- [Prompt]: Begin with the opening line of the records and extract each line through the one holding "const yTickLabels = [0.001, 0.002, 0.003, 0.004];"; pictures are not part of the copy.

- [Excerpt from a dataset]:
---------------

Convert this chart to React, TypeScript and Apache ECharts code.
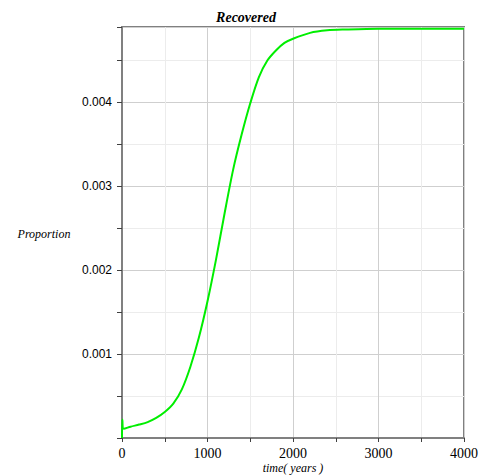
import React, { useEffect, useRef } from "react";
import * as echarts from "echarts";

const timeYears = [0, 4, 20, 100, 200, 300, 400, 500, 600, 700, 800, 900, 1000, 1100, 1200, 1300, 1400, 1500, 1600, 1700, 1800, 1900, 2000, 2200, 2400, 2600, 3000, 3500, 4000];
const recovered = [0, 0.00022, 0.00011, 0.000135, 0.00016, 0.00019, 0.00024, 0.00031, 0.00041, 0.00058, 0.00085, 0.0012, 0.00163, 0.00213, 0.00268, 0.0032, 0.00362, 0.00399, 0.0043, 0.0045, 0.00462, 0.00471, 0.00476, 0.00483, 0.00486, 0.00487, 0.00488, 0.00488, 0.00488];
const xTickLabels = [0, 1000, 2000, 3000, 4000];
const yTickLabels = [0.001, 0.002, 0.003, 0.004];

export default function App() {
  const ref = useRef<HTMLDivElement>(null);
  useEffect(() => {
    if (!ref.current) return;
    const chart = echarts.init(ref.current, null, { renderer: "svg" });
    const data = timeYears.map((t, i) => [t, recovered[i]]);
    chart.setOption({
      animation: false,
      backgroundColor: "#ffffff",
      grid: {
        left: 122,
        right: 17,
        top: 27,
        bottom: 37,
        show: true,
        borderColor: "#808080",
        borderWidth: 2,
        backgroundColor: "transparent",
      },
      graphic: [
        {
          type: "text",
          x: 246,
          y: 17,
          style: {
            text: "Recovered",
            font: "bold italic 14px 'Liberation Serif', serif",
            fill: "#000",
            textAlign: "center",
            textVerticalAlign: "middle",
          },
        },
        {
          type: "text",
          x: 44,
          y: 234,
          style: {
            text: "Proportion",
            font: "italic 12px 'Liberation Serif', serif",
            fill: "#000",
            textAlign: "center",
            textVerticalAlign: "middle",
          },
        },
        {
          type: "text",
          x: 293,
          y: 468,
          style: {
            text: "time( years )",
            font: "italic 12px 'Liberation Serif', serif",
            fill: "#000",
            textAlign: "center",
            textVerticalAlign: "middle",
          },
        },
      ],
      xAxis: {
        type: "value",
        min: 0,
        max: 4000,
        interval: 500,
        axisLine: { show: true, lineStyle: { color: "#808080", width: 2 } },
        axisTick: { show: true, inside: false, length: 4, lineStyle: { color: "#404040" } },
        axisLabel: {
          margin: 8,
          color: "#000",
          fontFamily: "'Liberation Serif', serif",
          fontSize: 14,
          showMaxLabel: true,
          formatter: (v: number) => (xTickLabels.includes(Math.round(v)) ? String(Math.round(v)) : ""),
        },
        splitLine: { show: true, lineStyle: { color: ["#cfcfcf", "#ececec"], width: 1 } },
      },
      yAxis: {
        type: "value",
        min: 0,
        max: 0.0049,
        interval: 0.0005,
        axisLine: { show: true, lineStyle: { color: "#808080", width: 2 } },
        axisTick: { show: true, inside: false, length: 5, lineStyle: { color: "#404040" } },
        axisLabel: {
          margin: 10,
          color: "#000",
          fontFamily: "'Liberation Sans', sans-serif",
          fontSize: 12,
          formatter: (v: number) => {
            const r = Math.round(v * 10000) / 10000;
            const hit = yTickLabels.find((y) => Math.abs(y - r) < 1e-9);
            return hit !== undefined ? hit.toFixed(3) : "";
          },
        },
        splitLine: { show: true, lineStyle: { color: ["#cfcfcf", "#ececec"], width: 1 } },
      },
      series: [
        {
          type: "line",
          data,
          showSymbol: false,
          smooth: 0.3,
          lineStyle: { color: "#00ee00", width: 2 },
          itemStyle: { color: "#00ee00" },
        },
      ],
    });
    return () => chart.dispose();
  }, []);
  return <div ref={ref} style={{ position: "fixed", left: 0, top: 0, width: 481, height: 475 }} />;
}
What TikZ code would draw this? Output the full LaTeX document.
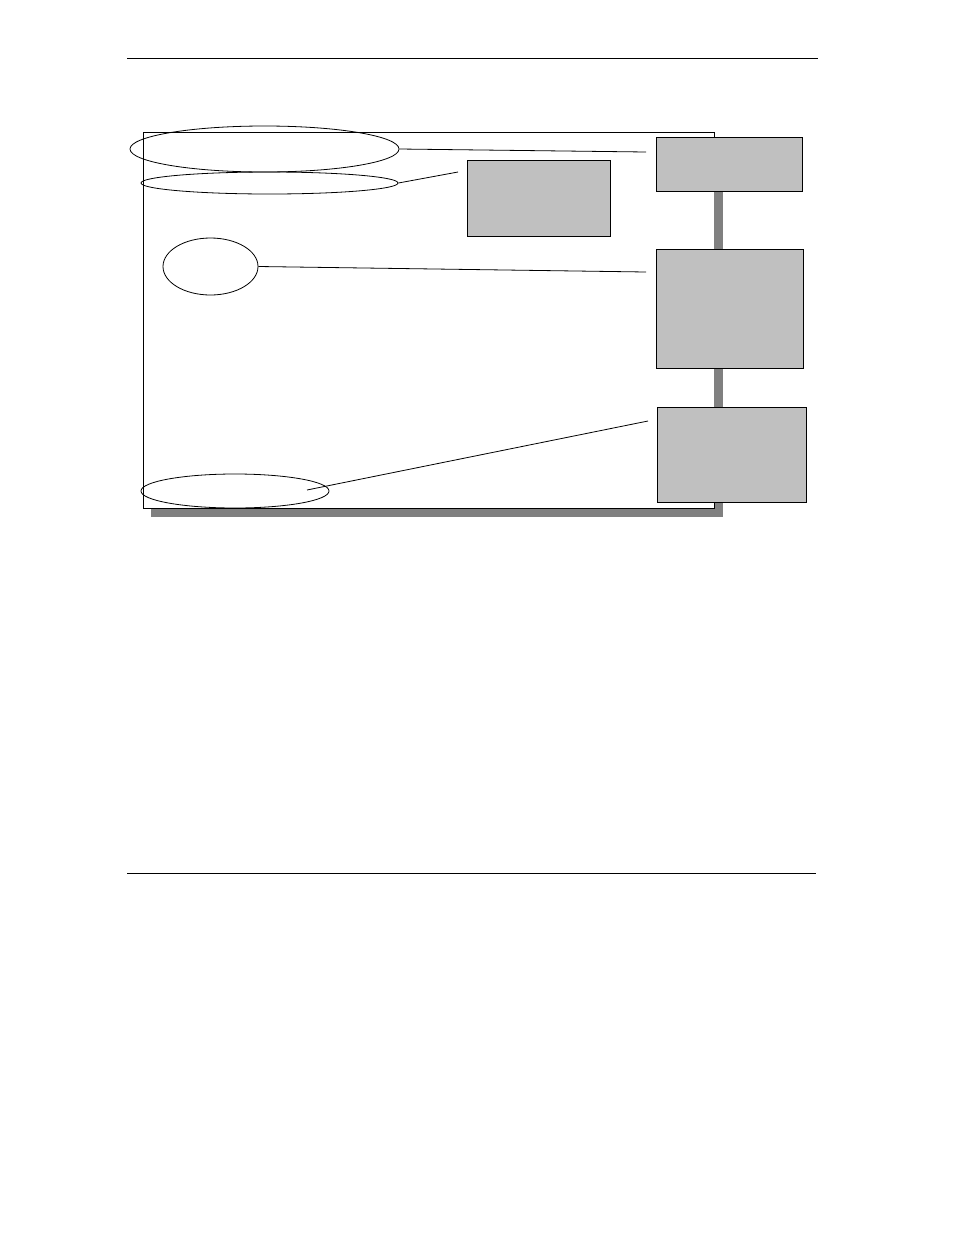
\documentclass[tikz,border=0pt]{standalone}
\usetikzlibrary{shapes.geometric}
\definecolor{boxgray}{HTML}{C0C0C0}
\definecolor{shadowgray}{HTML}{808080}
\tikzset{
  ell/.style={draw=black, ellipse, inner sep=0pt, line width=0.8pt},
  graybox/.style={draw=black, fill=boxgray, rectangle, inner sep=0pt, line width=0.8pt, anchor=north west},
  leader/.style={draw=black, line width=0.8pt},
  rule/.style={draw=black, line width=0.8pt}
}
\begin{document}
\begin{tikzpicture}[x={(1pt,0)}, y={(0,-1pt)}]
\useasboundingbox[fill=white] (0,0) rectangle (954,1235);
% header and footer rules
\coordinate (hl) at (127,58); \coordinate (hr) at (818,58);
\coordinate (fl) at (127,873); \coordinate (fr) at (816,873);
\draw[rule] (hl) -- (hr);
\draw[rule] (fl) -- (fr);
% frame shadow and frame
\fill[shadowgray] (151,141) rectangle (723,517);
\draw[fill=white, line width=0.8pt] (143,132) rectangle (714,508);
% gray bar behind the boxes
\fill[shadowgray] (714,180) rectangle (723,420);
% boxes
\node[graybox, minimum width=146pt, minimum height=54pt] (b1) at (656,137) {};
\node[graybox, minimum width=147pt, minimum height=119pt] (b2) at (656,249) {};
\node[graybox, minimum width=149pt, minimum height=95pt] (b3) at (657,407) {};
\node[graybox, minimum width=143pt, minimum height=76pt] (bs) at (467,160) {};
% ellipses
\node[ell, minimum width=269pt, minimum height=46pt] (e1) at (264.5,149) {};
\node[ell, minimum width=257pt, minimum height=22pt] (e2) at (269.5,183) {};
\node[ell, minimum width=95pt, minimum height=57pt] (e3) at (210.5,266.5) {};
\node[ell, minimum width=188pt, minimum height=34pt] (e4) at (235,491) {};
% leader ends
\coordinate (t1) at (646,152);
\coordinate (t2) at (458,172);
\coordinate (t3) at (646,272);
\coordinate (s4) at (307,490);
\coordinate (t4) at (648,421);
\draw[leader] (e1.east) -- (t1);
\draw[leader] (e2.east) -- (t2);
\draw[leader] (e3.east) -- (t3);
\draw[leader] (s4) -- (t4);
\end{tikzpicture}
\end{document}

---------------

- [Task answer]:
Convert this chart to React, TypeScript and Apache ECharts code.
import React, { useEffect, useRef } from "react";
import * as echarts from "echarts";

const timeYears = [0, 4, 20, 100, 200, 300, 400, 500, 600, 700, 800, 900, 1000, 1100, 1200, 1300, 1400, 1500, 1600, 1700, 1800, 1900, 2000, 2200, 2400, 2600, 3000, 3500, 4000];
const recovered = [0, 0.00022, 0.00011, 0.000135, 0.00016, 0.00019, 0.00024, 0.00031, 0.00041, 0.00058, 0.00085, 0.0012, 0.00163, 0.00213, 0.00268, 0.0032, 0.00362, 0.00399, 0.0043, 0.0045, 0.00462, 0.00471, 0.00476, 0.00483, 0.00486, 0.00487, 0.00488, 0.00488, 0.00488];
const xTickLabels = [0, 1000, 2000, 3000, 4000];
const yTickLabels = [0.001, 0.002, 0.003, 0.004];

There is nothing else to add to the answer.